ISLAMABAD (Reuters) - Pakistan’s media regulator has launched a crackdown on companies airing Indian television channels and content, officials said on Thursday, after an escalation of violence in the disputed Kashmir region between the nuclear-armed neighbors.
Tension between the old rivals has been high since an Indian security force crackdown on protests in Indian-controlled Kashmir began in July, following the killing of a young Muslim separatist leader by security forces.
Relations worsened in September when militants killed 18 soldiers in a raid on an Indian army base, an attack India blamed on Pakistan.
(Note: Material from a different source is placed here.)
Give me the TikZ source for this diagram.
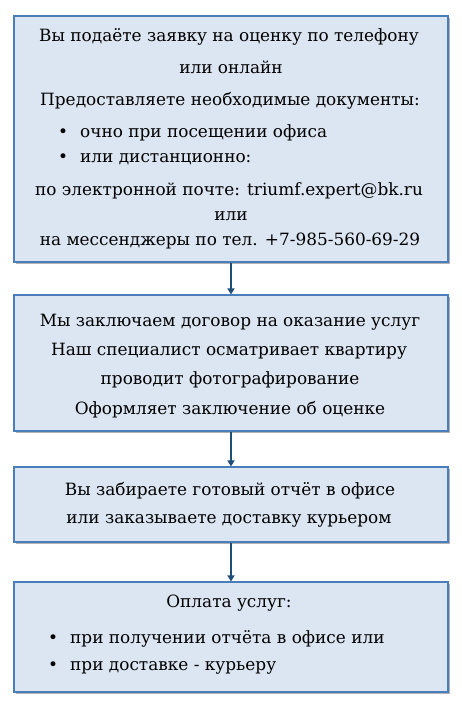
\documentclass[tikz,border=0pt]{standalone}
\usepackage{fontspec}
\setmainfont{DejaVu Serif}
\usetikzlibrary{shadows,arrows.meta}
\definecolor{boxfill}{HTML}{DCE6F2}
\definecolor{boxdraw}{HTML}{4A7EBB}
\definecolor{arrowcol}{HTML}{1F4E79}
\tikzset{
  stepbox/.style={draw=boxdraw, line width=1.1pt, fill=boxfill,
    drop shadow={shadow xshift=2pt, shadow yshift=-2pt, fill=black, opacity=0.3}},
  txt/.style={anchor=base, inner sep=0pt, font=\fontsize{16.9}{20}\selectfont},
  ltxt/.style={anchor=base west, inner sep=0pt, font=\fontsize{16.9}{20}\selectfont},
  flow/.style={draw=arrowcol, line width=1.4pt, -{Triangle[length=6pt,width=7pt]}}
}
\newcommand{\bul}{\makebox[22pt][l]{\textbullet}}
\begin{document}
\begin{tikzpicture}[x=1pt,y=-1pt]
\useasboundingbox (0,0) rectangle (461,711);
% boxes
\node[stepbox, minimum width=434pt, minimum height=246pt, inner sep=0pt] (b1) at (231,139) {};
\node[stepbox, minimum width=434pt, minimum height=136pt, inner sep=0pt] (b2) at (231,363) {};
\node[stepbox, minimum width=434pt, minimum height=75pt, inner sep=0pt] (b3) at (231,504.5) {};
\node[stepbox, minimum width=434pt, minimum height=110pt, inner sep=0pt] (b4) at (231,637) {};
% arrows
\draw[flow] (b1.south) -- (b2.north);
\draw[flow] (b2.south) -- (b3.north);
\draw[flow] (b3.south) -- (b4.north);
% box 1 text
\node[txt] (t11) at (229,42) {Вы подаёте заявку на оценку по телефону};
\node[txt] (t12) at (231,74) {или онлайн};
\node[txt] (t13) at (230,106) {Предоставляете необходимые документы:};
\node[ltxt] (t14) at (58,138) {\bul очно при посещении офиса};
\node[ltxt] (t15) at (58,163) {\bul или дистанционно:};
\node[txt] (t16) at (229,196) {по электронной почте: triumf.expert@bk.ru};
\node[txt] (t17) at (231,220) {или};
\node[txt] (t18) at (230,245) {на мессенджеры по тел. +7-985-560-69-29};
% box 2 text
\node[txt] (t21) at (230,326) {Мы заключаем договор на оказание услуг};
\node[txt] (t22) at (229,355) {Наш специалист осматривает квартиру};
\node[txt] (t23) at (230,384) {проводит фотографирование};
\node[txt] (t24) at (230,414) {Оформляет заключение об оценке};
% box 3 text
\node[txt] (t31) at (230,495) {Вы забираете готовый отчёт в офисе};
\node[txt] (t32) at (229,523) {или заказываете доставку курьером};
% box 4 text
\node[txt] (t41) at (229,607) {Оплата услуг:};
\node[ltxt] (t42) at (48,643) {\bul при получении отчёта в офисе или};
\node[ltxt] (t43) at (48,670) {\bul при доставке - курьеру};
\end{tikzpicture}
\end{document}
Pakistan denies the accusations.
“Given the recent tensions between India and Pakistan, the public is demanding that Indian channels and sitcoms be completely banned,” a spokesman for Pakistan Electronic Media Regulatory Authority (PEMRA) said on Thursday.
Pakistani law only allows 86 minutes of Indian content to be aired by a channel daily, but entertainment channels and cable operators routinely flout the rules as Indian films and soap operas are so popular.
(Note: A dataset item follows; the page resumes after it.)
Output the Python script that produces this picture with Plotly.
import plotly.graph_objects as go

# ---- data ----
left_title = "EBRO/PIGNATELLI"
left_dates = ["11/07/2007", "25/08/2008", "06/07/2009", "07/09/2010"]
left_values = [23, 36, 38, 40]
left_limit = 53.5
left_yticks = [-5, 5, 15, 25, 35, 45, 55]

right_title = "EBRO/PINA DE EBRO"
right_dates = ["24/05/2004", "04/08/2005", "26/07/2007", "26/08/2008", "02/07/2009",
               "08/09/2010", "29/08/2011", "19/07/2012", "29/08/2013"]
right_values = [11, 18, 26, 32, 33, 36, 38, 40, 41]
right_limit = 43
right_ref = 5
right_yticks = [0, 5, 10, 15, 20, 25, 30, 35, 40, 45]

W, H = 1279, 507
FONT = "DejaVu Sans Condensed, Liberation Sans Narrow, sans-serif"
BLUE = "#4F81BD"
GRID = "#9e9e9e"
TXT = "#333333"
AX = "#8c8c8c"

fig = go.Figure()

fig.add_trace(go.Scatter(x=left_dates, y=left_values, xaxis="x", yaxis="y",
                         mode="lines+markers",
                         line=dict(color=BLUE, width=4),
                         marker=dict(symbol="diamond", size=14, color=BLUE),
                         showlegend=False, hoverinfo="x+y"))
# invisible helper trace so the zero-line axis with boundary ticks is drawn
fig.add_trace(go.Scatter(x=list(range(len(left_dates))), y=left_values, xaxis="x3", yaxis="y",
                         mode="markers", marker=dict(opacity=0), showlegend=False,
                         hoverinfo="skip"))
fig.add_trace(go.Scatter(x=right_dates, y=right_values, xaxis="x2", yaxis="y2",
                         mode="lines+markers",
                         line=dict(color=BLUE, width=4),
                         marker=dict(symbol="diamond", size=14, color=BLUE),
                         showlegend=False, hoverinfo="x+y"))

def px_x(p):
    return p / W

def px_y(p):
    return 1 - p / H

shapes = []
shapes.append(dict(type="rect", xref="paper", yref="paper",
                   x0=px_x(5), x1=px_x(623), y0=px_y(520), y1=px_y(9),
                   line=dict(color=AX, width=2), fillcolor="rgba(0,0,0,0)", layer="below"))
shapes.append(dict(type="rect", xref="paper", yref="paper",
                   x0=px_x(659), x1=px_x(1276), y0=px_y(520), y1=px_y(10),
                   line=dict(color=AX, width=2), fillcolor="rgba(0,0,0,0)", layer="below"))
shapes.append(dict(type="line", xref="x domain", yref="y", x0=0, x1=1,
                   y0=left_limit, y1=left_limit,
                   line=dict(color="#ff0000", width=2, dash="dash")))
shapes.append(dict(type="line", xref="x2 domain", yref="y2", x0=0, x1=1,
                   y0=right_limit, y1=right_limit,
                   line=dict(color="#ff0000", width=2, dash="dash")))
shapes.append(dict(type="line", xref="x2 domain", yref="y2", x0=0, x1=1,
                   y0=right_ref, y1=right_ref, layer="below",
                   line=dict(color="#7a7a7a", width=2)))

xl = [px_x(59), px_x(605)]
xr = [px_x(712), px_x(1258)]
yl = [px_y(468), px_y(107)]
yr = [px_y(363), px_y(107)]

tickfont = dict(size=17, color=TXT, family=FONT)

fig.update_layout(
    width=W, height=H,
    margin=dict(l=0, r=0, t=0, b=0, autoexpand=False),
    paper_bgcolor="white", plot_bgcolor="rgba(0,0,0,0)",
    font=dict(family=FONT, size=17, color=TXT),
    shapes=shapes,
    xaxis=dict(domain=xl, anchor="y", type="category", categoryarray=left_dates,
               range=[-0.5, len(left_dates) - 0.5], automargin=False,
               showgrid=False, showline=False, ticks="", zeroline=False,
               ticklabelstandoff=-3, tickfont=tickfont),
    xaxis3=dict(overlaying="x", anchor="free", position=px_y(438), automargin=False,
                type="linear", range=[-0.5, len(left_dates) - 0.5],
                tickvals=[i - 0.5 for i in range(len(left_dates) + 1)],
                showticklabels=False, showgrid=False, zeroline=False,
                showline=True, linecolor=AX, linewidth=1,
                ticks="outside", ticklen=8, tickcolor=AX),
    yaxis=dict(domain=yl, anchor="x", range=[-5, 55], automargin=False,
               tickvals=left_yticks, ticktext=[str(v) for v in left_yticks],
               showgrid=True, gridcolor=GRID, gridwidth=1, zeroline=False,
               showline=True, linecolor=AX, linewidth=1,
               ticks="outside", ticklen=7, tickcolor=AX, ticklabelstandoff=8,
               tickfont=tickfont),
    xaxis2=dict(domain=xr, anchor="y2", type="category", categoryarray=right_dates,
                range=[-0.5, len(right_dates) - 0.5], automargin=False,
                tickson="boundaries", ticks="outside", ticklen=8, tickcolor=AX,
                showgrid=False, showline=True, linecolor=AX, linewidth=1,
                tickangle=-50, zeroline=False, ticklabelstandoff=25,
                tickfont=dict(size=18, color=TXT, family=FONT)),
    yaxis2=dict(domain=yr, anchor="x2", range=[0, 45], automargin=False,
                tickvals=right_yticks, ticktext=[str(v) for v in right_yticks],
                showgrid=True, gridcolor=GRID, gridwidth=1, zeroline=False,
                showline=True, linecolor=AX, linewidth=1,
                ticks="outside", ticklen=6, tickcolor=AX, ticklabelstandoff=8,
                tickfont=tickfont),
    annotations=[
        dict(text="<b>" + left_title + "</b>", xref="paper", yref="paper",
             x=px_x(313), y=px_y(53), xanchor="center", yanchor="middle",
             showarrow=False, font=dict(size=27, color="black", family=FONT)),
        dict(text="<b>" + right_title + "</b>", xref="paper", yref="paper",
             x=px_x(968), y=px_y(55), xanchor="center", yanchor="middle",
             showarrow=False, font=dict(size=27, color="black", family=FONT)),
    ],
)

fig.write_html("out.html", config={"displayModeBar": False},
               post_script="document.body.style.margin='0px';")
The sale of Indian direct-to-home service is also forbidden but common in Pakistan.
The authority said in a statement dated on Tuesday, it had given its chairman the authority to revoke or suspend the license of any company that aired illegal Indian channels or Indian content “without providing show cause notice and without giving [channels] the opportunity to respond”.
“After Oct. 15, action will be taken against all violators without discrimination,” it said.
The announcement came a week after Pakistani cinemas owners said they had stopped screening Indian films in “solidarity” with the country’s armed forces after India said it had carried out “surgical strikes” in Pakistan-administered Kashmir.
Pakistan has denied that any such strikes took place.
Pakistan was created as a home for the sub-continent’s Muslims at the end of British colonial rule in 1947.
Though the partition was bloody, and the two countries have fought three wars since, two of them over mostly Muslim Kashmir, their people share numerous cultural links.
Both countries claim Kashmir in full, but govern separate parts.
On Thursday, Indian police said soldiers shot dead three suspected militants who tried to raid an army base in the north of Indian-ruled Kashmir.
The attack came as India and Pakistan exchanged more gunfire across the de facto border in Kashmir, despite a 2003 ceasefire, setting off panic among residents in border areas.